Leave out the pictures and repeat the rest of the material exactly.
══════════════════════════════
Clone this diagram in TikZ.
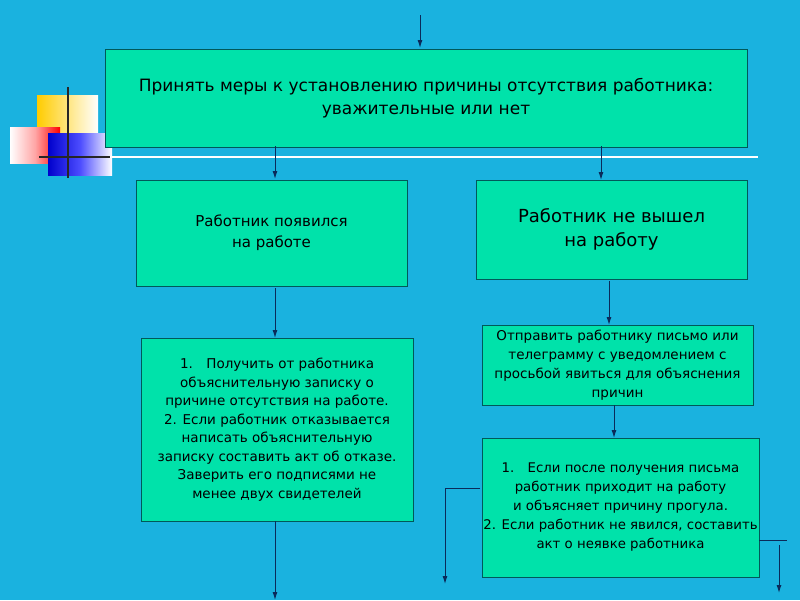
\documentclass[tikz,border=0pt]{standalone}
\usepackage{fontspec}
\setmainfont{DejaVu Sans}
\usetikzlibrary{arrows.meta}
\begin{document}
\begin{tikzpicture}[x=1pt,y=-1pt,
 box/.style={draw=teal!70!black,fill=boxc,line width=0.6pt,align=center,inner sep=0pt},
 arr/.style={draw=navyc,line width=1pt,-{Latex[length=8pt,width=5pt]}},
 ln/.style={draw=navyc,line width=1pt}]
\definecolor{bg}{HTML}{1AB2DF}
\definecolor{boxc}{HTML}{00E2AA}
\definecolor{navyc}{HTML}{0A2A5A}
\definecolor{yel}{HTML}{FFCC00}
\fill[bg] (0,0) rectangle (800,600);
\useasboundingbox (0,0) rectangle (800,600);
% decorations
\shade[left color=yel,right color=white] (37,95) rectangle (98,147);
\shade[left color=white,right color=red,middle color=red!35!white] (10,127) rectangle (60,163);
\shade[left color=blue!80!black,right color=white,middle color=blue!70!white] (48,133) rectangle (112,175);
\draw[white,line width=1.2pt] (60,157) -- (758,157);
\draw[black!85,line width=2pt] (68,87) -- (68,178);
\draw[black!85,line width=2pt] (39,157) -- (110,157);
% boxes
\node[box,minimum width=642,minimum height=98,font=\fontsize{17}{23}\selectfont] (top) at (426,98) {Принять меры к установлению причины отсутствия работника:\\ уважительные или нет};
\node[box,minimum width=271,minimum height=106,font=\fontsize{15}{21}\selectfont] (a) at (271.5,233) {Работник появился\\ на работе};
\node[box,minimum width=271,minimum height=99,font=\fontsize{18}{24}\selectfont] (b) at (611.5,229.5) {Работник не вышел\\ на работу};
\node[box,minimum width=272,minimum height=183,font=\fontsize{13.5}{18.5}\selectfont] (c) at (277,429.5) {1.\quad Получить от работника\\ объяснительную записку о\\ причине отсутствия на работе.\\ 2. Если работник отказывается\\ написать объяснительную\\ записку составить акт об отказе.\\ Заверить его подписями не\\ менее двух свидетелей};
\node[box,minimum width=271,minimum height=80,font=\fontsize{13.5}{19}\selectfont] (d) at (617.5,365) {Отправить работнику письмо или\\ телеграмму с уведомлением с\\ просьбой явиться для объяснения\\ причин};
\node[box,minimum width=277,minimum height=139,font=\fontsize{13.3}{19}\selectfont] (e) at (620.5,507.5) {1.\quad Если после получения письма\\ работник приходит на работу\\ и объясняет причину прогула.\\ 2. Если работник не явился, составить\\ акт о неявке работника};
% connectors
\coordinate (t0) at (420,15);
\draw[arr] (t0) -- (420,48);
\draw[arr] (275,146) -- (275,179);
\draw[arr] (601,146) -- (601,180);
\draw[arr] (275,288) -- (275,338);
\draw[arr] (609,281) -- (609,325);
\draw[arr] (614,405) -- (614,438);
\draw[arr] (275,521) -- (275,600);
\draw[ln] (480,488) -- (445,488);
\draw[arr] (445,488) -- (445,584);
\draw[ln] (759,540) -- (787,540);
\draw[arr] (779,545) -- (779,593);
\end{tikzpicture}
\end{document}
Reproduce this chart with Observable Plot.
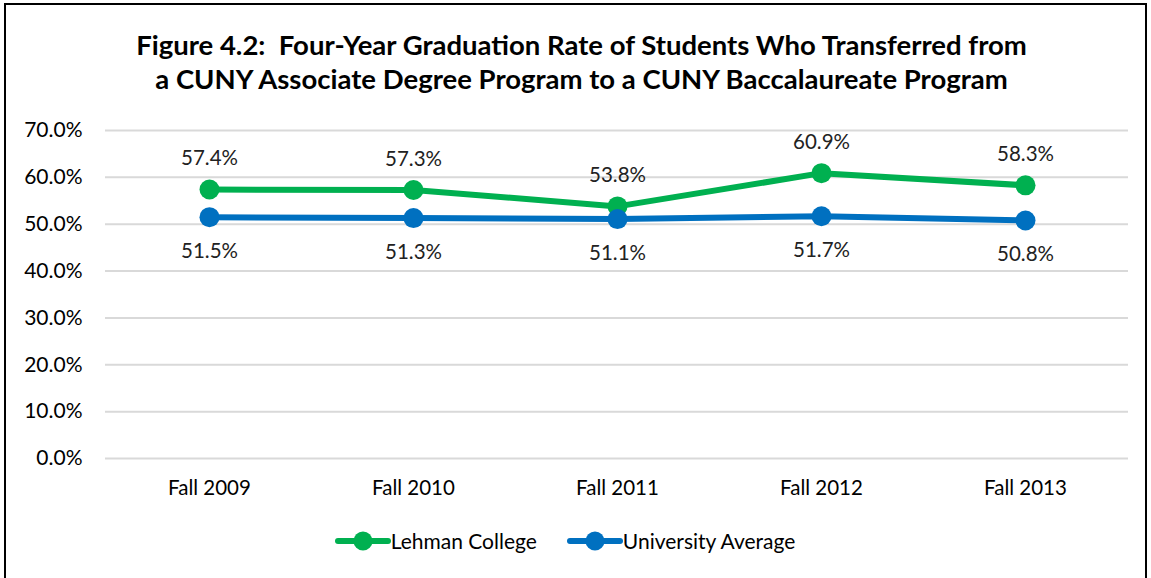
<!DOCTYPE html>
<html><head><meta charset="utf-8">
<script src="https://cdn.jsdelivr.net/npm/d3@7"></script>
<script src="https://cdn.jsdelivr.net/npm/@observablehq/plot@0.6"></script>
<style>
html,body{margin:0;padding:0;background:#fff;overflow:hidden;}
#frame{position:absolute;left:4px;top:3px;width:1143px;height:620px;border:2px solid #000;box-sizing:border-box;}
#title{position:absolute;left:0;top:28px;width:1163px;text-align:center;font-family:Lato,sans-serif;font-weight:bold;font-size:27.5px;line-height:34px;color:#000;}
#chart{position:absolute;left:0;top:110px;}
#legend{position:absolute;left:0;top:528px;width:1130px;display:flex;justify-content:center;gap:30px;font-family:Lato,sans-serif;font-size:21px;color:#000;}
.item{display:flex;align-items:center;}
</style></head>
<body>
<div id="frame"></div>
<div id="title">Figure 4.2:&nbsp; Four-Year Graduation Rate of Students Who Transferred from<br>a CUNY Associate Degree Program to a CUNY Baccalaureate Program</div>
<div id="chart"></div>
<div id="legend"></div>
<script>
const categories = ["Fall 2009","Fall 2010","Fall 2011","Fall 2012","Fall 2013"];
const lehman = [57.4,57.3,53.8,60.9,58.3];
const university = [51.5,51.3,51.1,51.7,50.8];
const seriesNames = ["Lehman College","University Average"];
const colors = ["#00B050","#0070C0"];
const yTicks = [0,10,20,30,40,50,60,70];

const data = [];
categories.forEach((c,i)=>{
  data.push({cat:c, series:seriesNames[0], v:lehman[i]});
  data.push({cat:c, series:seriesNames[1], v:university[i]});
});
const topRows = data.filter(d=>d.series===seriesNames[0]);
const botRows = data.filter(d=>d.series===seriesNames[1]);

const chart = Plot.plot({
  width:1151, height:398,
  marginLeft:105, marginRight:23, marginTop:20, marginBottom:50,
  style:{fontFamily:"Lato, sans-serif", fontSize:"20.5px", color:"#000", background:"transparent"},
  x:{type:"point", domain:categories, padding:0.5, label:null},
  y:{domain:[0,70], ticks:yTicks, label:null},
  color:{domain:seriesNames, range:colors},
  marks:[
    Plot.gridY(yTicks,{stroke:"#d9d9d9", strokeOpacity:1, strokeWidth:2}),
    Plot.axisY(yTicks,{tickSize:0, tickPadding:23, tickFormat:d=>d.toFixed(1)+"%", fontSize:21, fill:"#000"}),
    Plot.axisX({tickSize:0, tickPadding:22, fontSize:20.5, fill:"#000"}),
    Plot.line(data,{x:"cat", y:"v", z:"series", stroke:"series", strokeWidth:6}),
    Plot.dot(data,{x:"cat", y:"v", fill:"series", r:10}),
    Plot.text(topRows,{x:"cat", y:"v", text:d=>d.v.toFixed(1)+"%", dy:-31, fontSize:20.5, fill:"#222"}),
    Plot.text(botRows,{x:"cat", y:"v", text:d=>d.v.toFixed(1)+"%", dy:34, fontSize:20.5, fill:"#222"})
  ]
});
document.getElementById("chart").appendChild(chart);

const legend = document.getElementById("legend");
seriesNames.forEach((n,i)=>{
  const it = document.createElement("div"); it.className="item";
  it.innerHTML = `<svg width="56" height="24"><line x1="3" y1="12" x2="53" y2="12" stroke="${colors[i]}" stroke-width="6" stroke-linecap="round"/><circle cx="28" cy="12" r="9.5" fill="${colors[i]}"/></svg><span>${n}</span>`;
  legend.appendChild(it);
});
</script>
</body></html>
══════════════════════════════
▸ **FINAL ANSWER**
Clone this diagram in TikZ.
\documentclass[tikz,border=0pt]{standalone}
\usepackage{fontspec}
\setmainfont{DejaVu Sans}
\usetikzlibrary{arrows.meta}
\begin{document}
\begin{tikzpicture}[x=1pt,y=-1pt,
 box/.style={draw=teal!70!black,fill=boxc,line width=0.6pt,align=center,inner sep=0pt},
 arr/.style={draw=navyc,line width=1pt,-{Latex[length=8pt,width=5pt]}},
 ln/.style={draw=navyc,line width=1pt}]
\definecolor{bg}{HTML}{1AB2DF}
\definecolor{boxc}{HTML}{00E2AA}
\definecolor{navyc}{HTML}{0A2A5A}
\definecolor{yel}{HTML}{FFCC00}
\fill[bg] (0,0) rectangle (800,600);
\useasboundingbox (0,0) rectangle (800,600);
% decorations
\shade[left color=yel,right color=white] (37,95) rectangle (98,147);
\shade[left color=white,right color=red,middle color=red!35!white] (10,127) rectangle (60,163);
\shade[left color=blue!80!black,right color=white,middle color=blue!70!white] (48,133) rectangle (112,175);
\draw[white,line width=1.2pt] (60,157) -- (758,157);
\draw[black!85,line width=2pt] (68,87) -- (68,178);
\draw[black!85,line width=2pt] (39,157) -- (110,157);
% boxes
\node[box,minimum width=642,minimum height=98,font=\fontsize{17}{23}\selectfont] (top) at (426,98) {Принять меры к установлению причины отсутствия работника:\\ уважительные или нет};
\node[box,minimum width=271,minimum height=106,font=\fontsize{15}{21}\selectfont] (a) at (271.5,233) {Работник появился\\ на работе};
\node[box,minimum width=271,minimum height=99,font=\fontsize{18}{24}\selectfont] (b) at (611.5,229.5) {Работник не вышел\\ на работу};
\node[box,minimum width=272,minimum height=183,font=\fontsize{13.5}{18.5}\selectfont] (c) at (277,429.5) {1.\quad Получить от работника\\ объяснительную записку о\\ причине отсутствия на работе.\\ 2. Если работник отказывается\\ написать объяснительную\\ записку составить акт об отказе.\\ Заверить его подписями не\\ менее двух свидетелей};
\node[box,minimum width=271,minimum height=80,font=\fontsize{13.5}{19}\selectfont] (d) at (617.5,365) {Отправить работнику письмо или\\ телеграмму с уведомлением с\\ просьбой явиться для объяснения\\ причин};
\node[box,minimum width=277,minimum height=139,font=\fontsize{13.3}{19}\selectfont] (e) at (620.5,507.5) {1.\quad Если после получения письма\\ работник приходит на работу\\ и объясняет причину прогула.\\ 2. Если работник не явился, составить\\ акт о неявке работника};
% connectors
\coordinate (t0) at (420,15);
\draw[arr] (t0) -- (420,48);
\draw[arr] (275,146) -- (275,179);
\draw[arr] (601,146) -- (601,180);
\draw[arr] (275,288) -- (275,338);
\draw[arr] (609,281) -- (609,325);
\draw[arr] (614,405) -- (614,438);
\draw[arr] (275,521) -- (275,600);
\draw[ln] (480,488) -- (445,488);
\draw[arr] (445,488) -- (445,584);
\draw[ln] (759,540) -- (787,540);
\draw[arr] (779,545) -- (779,593);
\end{tikzpicture}
\end{document}
Reproduce this chart with Observable Plot.
<!DOCTYPE html>
<html><head><meta charset="utf-8">
<script src="https://cdn.jsdelivr.net/npm/d3@7"></script>
<script src="https://cdn.jsdelivr.net/npm/@observablehq/plot@0.6"></script>
<style>
html,body{margin:0;padding:0;background:#fff;overflow:hidden;}
#frame{position:absolute;left:4px;top:3px;width:1143px;height:620px;border:2px solid #000;box-sizing:border-box;}
#title{position:absolute;left:0;top:28px;width:1163px;text-align:center;font-family:Lato,sans-serif;font-weight:bold;font-size:27.5px;line-height:34px;color:#000;}
#chart{position:absolute;left:0;top:110px;}
#legend{position:absolute;left:0;top:528px;width:1130px;display:flex;justify-content:center;gap:30px;font-family:Lato,sans-serif;font-size:21px;color:#000;}
.item{display:flex;align-items:center;}
</style></head>
<body>
<div id="frame"></div>
<div id="title">Figure 4.2:&nbsp; Four-Year Graduation Rate of Students Who Transferred from<br>a CUNY Associate Degree Program to a CUNY Baccalaureate Program</div>
<div id="chart"></div>
<div id="legend"></div>
<script>
const categories = ["Fall 2009","Fall 2010","Fall 2011","Fall 2012","Fall 2013"];
const lehman = [57.4,57.3,53.8,60.9,58.3];
const university = [51.5,51.3,51.1,51.7,50.8];
const seriesNames = ["Lehman College","University Average"];
const colors = ["#00B050","#0070C0"];
const yTicks = [0,10,20,30,40,50,60,70];

const data = [];
categories.forEach((c,i)=>{
  data.push({cat:c, series:seriesNames[0], v:lehman[i]});
  data.push({cat:c, series:seriesNames[1], v:university[i]});
});
const topRows = data.filter(d=>d.series===seriesNames[0]);
const botRows = data.filter(d=>d.series===seriesNames[1]);

const chart = Plot.plot({
  width:1151, height:398,
  marginLeft:105, marginRight:23, marginTop:20, marginBottom:50,
  style:{fontFamily:"Lato, sans-serif", fontSize:"20.5px", color:"#000", background:"transparent"},
  x:{type:"point", domain:categories, padding:0.5, label:null},
  y:{domain:[0,70], ticks:yTicks, label:null},
  color:{domain:seriesNames, range:colors},
  marks:[
    Plot.gridY(yTicks,{stroke:"#d9d9d9", strokeOpacity:1, strokeWidth:2}),
    Plot.axisY(yTicks,{tickSize:0, tickPadding:23, tickFormat:d=>d.toFixed(1)+"%", fontSize:21, fill:"#000"}),
    Plot.axisX({tickSize:0, tickPadding:22, fontSize:20.5, fill:"#000"}),
    Plot.line(data,{x:"cat", y:"v", z:"series", stroke:"series", strokeWidth:6}),
    Plot.dot(data,{x:"cat", y:"v", fill:"series", r:10}),
    Plot.text(topRows,{x:"cat", y:"v", text:d=>d.v.toFixed(1)+"%", dy:-31, fontSize:20.5, fill:"#222"}),
    Plot.text(botRows,{x:"cat", y:"v", text:d=>d.v.toFixed(1)+"%", dy:34, fontSize:20.5, fill:"#222"})
  ]
});
document.getElementById("chart").appendChild(chart);

const legend = document.getElementById("legend");
seriesNames.forEach((n,i)=>{
  const it = document.createElement("div"); it.className="item";
  it.innerHTML = `<svg width="56" height="24"><line x1="3" y1="12" x2="53" y2="12" stroke="${colors[i]}" stroke-width="6" stroke-linecap="round"/><circle cx="28" cy="12" r="9.5" fill="${colors[i]}"/></svg><span>${n}</span>`;
  legend.appendChild(it);
});
</script>
</body></html>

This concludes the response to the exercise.